The Reserve Bank of India’s (RBI) Monetary Policy Committee (MPC) on October 9 decided to maintain the status quo on the repo rate at the current 6.5 per cent. The repo rate is the interest rate at which the RBI loans money to commercial banks. The central bank decided to hold rates steady despite the US Federal Reserve’s recent rate cut of 50 basis points. While there were hopes for a rate cut in line with the US Fed, the RBI has taken a prudent approach by focusing on key indicators like domestic inflation and financial stability, particularly in light of the declining individual savings as a percentage of GDP, which poses a financial stability risk. The recent global geopolitical developments have led to a surge in oil prices, which could drive inflation further. This perhaps influenced the MPC’s decision to hold rates steady. However, if these global challenges prove temporary, we might see a rate cut in the next policy cycle.
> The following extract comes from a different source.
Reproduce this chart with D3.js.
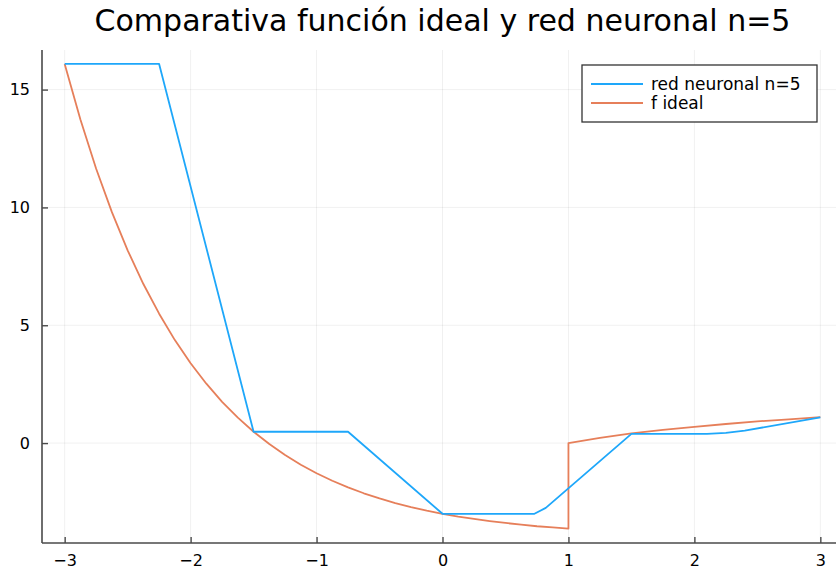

The RBI’s monetary policy committee meeting from October 7 to 9 was watched closely by all those concerned about the country’s economy and also by borrowers. After the US Fed rate cut, all eyes are on the RBI MPC meeting whether it will follow the path shown by the Fed by starting the rate cut cycle or continue to maintain the status quo on both the policy rates and stance. While the recent US Fed cut would have prompted the RBI to follow suit, the fact is that the global economy is facing considerable uncertainty because of the ongoing geopolitical tensions. Amid geo-political uncertainties, the six-member MPC analysed the state of the economy amid tensions in the Middle East. It was a tightrope walk for the RBI and it is, therefore, laudable that it decided to hold on to the current repo rate for now, until these pressures ease.
It is likely that the MPC continued to maintain status quo on the policy rates, since it would like to start the rate cut cycle once it gets convinced that CPI inflation has been controlled in a relatively durable way and it will not be vulnerable to the food inflation fluctuations intermittently. Taking into consideration the current domestic growth inflation dynamics and higher near-term inflation projection, the MPC stayed tuned on extended policy rate hold as immediate easing to support growth. Despite elevated interest rates, India’s economic growth has remained resilient, with consumption indicators such as home sales maintaining robust momentum. This sustained growth provides adequate cushioning for the RBI to keep the repo rate at the existing level of 6.5 per cent. For the real estate market, a cut in the repo rate would result in lower interest rates on home loans, which makes EMIs more manageable for borrowers.